• REQUIREMENT: Exclude images, then output the remaining data verbatim.
*-*-*
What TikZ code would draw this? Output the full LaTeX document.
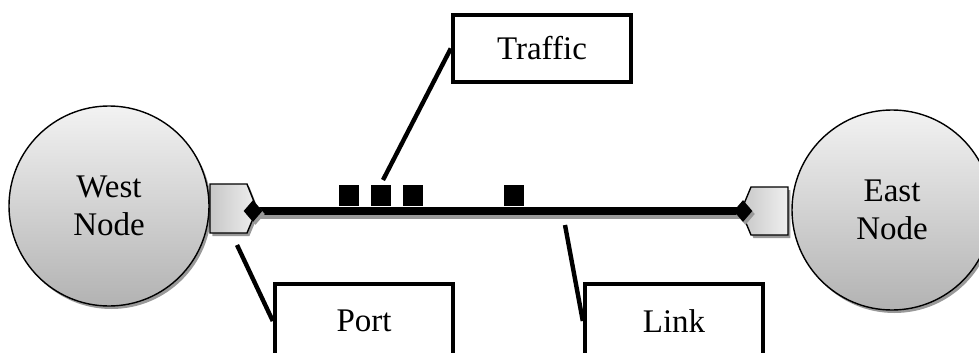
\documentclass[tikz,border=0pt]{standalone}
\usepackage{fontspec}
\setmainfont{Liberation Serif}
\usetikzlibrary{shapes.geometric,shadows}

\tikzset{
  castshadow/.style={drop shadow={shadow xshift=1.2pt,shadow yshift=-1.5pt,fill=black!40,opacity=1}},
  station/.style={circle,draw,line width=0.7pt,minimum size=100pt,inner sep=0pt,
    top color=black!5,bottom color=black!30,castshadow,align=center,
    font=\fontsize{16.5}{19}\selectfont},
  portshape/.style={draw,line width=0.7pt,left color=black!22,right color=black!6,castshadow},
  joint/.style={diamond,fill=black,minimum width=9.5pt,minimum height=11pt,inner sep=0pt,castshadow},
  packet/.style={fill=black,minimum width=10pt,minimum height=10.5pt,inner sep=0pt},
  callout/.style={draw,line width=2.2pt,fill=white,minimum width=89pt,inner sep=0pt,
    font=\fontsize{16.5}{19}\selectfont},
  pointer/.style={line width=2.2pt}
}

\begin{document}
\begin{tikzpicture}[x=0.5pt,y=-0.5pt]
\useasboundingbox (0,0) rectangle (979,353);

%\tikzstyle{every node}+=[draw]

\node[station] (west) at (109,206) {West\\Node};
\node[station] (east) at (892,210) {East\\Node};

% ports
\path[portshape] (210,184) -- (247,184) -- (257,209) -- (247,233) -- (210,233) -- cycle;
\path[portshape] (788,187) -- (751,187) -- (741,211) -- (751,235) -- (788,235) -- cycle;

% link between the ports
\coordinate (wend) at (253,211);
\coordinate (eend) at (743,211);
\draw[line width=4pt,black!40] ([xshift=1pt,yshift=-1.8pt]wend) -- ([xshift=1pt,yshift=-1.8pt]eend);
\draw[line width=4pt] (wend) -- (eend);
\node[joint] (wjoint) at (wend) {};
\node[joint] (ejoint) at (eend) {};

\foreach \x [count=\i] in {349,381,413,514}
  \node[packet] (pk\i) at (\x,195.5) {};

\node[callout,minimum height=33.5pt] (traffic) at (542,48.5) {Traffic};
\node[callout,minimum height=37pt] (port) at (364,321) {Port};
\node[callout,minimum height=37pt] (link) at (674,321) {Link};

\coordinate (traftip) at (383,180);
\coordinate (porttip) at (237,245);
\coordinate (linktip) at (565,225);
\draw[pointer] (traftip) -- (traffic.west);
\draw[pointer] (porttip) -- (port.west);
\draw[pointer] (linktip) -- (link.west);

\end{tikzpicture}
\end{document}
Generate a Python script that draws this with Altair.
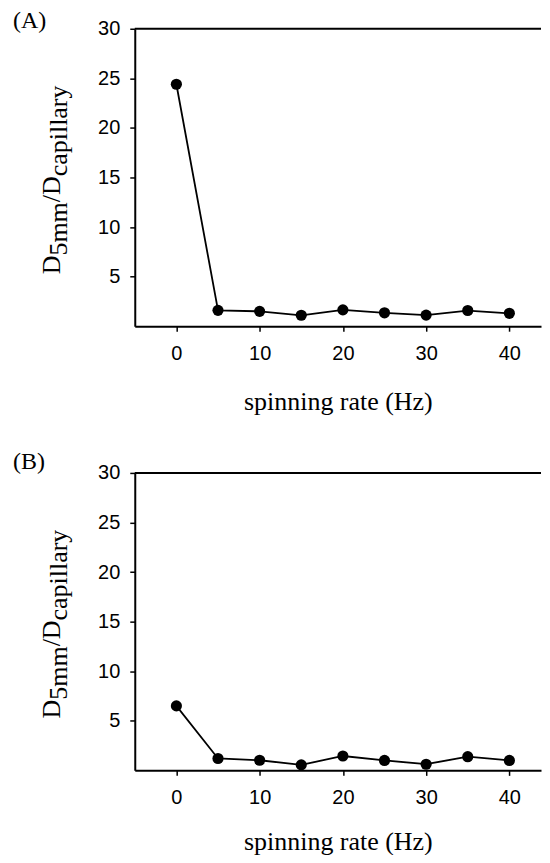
*-*-*
• RESULT:
What TikZ code would draw this? Output the full LaTeX document.
\documentclass[tikz,border=0pt]{standalone}
\usepackage{fontspec}
\setmainfont{Liberation Serif}
\usetikzlibrary{shapes.geometric,shadows}

\tikzset{
  castshadow/.style={drop shadow={shadow xshift=1.2pt,shadow yshift=-1.5pt,fill=black!40,opacity=1}},
  station/.style={circle,draw,line width=0.7pt,minimum size=100pt,inner sep=0pt,
    top color=black!5,bottom color=black!30,castshadow,align=center,
    font=\fontsize{16.5}{19}\selectfont},
  portshape/.style={draw,line width=0.7pt,left color=black!22,right color=black!6,castshadow},
  joint/.style={diamond,fill=black,minimum width=9.5pt,minimum height=11pt,inner sep=0pt,castshadow},
  packet/.style={fill=black,minimum width=10pt,minimum height=10.5pt,inner sep=0pt},
  callout/.style={draw,line width=2.2pt,fill=white,minimum width=89pt,inner sep=0pt,
    font=\fontsize{16.5}{19}\selectfont},
  pointer/.style={line width=2.2pt}
}

\begin{document}
\begin{tikzpicture}[x=0.5pt,y=-0.5pt]
\useasboundingbox (0,0) rectangle (979,353);

%\tikzstyle{every node}+=[draw]

\node[station] (west) at (109,206) {West\\Node};
\node[station] (east) at (892,210) {East\\Node};

% ports
\path[portshape] (210,184) -- (247,184) -- (257,209) -- (247,233) -- (210,233) -- cycle;
\path[portshape] (788,187) -- (751,187) -- (741,211) -- (751,235) -- (788,235) -- cycle;

% link between the ports
\coordinate (wend) at (253,211);
\coordinate (eend) at (743,211);
\draw[line width=4pt,black!40] ([xshift=1pt,yshift=-1.8pt]wend) -- ([xshift=1pt,yshift=-1.8pt]eend);
\draw[line width=4pt] (wend) -- (eend);
\node[joint] (wjoint) at (wend) {};
\node[joint] (ejoint) at (eend) {};

\foreach \x [count=\i] in {349,381,413,514}
  \node[packet] (pk\i) at (\x,195.5) {};

\node[callout,minimum height=33.5pt] (traffic) at (542,48.5) {Traffic};
\node[callout,minimum height=37pt] (port) at (364,321) {Port};
\node[callout,minimum height=37pt] (link) at (674,321) {Link};

\coordinate (traftip) at (383,180);
\coordinate (porttip) at (237,245);
\coordinate (linktip) at (565,225);
\draw[pointer] (traftip) -- (traffic.west);
\draw[pointer] (porttip) -- (port.west);
\draw[pointer] (linktip) -- (link.west);

\end{tikzpicture}
\end{document}
Generate a Python script that draws this with Altair.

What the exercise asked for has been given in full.